All screenshots were taken on my home workstation (Dual PIII 1GHz, 768MB RAM). Brown color represents kernel memory usage (miscellaneous caches), red is for active memory (page/buffer cache in use and mapped pages - applications), yellow is inactive page/buffer cache, green is free memory and finally orange color represents swap usage.
On the first picture you can see what happens when cron runs updatedb process, refreshing file name database (used by locate command). Rather quickly memory gets consumed by various kernel caches as updatedb traverses filesystems. Those are mostly inode & dentry caches, used by the kernel to find and access a file. Obviously, I have lots of files as more than half of my memory gets used by the caches.
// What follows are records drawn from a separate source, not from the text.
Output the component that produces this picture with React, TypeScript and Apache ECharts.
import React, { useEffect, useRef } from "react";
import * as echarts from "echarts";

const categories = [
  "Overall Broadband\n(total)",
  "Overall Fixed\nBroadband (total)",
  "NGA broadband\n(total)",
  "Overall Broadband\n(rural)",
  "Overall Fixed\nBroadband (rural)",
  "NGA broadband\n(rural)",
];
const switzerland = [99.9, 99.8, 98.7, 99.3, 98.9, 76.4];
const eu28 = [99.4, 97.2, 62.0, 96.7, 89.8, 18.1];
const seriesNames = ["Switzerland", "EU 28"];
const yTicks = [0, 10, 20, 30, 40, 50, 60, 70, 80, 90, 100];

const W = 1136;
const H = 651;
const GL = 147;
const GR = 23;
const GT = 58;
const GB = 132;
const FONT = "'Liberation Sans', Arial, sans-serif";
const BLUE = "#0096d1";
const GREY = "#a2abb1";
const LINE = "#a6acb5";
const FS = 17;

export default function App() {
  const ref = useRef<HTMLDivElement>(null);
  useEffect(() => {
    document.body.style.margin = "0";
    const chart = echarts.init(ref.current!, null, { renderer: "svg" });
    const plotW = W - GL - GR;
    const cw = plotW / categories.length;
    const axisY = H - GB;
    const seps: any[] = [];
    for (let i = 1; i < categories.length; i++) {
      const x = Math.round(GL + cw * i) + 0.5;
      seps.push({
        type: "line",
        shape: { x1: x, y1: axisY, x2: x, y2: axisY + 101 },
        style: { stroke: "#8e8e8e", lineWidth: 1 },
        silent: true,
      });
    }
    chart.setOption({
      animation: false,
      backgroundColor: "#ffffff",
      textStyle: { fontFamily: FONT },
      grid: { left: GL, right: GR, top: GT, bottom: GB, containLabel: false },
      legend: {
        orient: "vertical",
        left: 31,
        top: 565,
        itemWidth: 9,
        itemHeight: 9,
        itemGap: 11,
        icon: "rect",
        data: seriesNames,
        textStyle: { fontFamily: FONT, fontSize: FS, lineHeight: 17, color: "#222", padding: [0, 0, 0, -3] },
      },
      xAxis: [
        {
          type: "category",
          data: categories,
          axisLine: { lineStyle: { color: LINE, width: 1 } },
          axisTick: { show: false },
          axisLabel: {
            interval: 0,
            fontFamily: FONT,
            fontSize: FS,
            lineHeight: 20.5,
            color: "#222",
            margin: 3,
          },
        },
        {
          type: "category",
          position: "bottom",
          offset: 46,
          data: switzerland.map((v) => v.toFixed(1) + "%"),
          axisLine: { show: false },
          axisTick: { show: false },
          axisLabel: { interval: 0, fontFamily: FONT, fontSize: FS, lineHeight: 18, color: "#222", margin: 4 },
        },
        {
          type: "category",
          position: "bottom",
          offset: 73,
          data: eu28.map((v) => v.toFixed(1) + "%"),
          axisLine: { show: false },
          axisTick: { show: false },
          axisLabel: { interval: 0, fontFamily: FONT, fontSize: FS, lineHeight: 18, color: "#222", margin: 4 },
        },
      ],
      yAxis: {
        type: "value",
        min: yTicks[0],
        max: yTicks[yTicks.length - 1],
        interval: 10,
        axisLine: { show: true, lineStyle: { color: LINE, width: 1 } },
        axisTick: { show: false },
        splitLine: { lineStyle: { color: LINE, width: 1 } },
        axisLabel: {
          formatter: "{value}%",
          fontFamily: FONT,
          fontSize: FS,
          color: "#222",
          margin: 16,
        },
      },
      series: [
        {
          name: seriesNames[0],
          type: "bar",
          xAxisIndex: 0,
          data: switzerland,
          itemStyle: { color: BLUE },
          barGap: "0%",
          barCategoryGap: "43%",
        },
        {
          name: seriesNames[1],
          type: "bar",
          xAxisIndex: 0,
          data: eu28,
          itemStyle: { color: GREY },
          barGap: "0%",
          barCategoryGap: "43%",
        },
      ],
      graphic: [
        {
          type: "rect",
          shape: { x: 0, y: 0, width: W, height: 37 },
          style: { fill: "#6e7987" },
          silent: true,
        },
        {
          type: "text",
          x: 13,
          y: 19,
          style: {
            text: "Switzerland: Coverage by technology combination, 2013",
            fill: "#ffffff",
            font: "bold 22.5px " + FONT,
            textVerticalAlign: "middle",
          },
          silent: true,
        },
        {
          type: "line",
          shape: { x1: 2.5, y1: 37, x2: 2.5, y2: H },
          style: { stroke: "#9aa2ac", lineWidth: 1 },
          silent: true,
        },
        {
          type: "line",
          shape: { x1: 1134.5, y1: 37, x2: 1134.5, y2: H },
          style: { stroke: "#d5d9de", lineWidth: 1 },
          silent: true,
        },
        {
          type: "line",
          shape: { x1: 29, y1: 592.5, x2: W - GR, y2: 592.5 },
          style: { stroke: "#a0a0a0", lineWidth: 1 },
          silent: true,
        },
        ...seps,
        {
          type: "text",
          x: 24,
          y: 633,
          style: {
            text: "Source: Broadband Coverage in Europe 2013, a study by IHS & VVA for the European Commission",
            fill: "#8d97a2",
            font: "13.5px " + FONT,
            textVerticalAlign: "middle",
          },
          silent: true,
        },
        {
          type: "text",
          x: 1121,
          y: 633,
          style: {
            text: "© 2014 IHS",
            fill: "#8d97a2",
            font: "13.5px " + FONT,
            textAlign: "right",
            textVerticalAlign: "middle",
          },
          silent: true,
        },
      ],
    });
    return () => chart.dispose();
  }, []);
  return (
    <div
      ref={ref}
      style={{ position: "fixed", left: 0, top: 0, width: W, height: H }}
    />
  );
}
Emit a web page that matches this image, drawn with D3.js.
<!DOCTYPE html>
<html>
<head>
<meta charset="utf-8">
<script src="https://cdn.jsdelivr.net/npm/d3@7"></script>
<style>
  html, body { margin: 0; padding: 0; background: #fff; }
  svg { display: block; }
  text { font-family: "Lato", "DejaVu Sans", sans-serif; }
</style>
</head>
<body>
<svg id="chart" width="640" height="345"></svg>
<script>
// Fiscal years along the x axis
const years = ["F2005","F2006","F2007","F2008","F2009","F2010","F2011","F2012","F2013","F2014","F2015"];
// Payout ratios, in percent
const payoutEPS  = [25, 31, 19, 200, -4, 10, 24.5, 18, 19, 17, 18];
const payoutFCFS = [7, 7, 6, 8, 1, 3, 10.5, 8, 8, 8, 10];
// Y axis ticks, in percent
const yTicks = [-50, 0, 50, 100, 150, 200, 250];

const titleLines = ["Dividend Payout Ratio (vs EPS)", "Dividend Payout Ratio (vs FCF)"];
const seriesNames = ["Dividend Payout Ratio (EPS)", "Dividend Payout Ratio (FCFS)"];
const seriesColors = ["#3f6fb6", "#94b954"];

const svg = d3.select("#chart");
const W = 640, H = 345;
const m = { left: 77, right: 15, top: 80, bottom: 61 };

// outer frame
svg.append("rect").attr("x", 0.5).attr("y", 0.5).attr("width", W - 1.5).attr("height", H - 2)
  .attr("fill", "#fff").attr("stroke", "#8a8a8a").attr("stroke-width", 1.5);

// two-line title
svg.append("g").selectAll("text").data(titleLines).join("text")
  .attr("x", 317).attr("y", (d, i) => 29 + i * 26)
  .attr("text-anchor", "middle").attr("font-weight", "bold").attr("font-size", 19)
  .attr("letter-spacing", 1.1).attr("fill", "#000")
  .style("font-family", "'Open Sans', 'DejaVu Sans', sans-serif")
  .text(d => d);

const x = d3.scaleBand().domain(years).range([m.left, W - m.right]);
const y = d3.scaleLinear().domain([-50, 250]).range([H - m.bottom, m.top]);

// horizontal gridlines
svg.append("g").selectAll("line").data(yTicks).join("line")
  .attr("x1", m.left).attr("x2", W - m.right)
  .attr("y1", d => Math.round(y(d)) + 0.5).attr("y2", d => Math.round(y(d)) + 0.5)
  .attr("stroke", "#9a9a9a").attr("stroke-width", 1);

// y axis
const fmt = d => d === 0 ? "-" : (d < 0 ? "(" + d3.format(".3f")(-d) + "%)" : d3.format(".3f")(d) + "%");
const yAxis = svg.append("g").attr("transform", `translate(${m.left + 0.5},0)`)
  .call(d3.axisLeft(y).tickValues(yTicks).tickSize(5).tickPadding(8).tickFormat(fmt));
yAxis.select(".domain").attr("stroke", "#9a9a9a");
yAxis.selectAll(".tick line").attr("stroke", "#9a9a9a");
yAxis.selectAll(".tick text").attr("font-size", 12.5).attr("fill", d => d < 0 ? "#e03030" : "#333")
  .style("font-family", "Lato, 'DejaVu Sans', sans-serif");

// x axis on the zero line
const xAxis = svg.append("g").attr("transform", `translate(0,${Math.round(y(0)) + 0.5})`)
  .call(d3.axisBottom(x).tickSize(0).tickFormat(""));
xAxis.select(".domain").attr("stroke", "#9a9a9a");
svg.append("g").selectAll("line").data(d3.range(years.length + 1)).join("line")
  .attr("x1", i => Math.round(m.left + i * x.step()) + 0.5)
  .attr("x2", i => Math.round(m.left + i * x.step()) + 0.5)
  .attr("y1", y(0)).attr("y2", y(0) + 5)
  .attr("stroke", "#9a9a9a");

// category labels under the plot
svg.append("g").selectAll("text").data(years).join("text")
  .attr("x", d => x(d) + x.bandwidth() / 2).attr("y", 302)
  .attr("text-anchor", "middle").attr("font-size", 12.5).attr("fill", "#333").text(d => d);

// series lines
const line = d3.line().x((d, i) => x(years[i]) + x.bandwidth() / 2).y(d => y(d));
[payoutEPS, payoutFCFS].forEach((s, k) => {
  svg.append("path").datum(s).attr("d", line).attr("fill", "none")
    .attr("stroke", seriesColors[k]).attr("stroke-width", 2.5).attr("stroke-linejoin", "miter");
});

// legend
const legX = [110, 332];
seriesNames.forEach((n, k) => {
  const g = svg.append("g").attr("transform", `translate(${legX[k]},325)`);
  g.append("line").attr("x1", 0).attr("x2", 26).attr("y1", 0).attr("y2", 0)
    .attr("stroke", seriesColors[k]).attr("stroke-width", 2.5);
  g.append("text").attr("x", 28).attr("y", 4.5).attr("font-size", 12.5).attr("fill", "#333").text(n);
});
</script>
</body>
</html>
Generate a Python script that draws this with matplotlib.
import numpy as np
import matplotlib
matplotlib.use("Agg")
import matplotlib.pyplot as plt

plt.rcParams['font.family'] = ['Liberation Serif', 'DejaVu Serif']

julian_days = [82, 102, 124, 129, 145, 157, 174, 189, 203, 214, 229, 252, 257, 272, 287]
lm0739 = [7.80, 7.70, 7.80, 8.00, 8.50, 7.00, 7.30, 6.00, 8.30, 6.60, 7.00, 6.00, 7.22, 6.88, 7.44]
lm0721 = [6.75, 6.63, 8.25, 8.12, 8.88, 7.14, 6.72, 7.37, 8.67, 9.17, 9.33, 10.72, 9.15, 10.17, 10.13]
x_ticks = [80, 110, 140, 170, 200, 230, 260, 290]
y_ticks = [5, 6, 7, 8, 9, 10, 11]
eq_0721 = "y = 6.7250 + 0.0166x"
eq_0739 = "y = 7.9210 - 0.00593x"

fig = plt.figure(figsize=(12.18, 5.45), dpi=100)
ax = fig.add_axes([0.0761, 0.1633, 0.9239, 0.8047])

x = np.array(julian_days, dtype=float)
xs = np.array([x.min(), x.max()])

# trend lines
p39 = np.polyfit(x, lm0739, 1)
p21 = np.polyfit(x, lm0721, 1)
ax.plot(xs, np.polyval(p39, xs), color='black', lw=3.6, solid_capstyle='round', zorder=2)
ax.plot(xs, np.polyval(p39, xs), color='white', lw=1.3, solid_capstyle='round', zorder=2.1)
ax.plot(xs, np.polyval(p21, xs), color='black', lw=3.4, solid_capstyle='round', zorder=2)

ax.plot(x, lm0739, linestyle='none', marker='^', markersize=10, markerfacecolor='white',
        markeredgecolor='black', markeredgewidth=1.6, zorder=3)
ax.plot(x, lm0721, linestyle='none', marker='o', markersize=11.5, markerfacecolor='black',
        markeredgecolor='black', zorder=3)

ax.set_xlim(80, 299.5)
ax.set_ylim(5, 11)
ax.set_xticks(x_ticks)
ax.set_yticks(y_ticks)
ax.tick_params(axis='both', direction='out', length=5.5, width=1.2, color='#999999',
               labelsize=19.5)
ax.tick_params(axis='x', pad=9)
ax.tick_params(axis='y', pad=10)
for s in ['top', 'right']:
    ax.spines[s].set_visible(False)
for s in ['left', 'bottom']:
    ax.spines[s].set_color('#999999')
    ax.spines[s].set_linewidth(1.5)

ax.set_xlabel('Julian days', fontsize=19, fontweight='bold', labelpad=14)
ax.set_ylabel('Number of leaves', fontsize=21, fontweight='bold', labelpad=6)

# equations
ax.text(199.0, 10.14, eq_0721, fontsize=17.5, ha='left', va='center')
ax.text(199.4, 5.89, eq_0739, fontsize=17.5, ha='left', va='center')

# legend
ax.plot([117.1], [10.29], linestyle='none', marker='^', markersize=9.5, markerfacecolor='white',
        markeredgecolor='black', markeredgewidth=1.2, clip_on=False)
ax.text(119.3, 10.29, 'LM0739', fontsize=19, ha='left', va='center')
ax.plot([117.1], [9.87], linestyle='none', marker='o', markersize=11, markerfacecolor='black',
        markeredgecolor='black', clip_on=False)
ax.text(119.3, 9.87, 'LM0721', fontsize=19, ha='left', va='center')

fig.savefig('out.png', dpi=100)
If you had enough memory so that you can cache and keep all this valuable information in memory, second updatedb run would finish almost instantly, instead of few minutes of disk crunching.
On the second picture you see what happens if I now decide to transfer some big files (my backup archives) to another disk. As files are big and I'm reading & writing them sequentially (on two different spindles), copying goes really fast. Unfortunately, all our hardly earned cache gets expunged at the same fast rate. Then we see some fluctuations in the size of active page cache (kernel tries to adapt to a new situation) and finally everything settles down. What is left in the active page cache are applications that were running at the moment. While this is not a common scenario, it nicely demonstrates how kernel tries to cope with different workloads.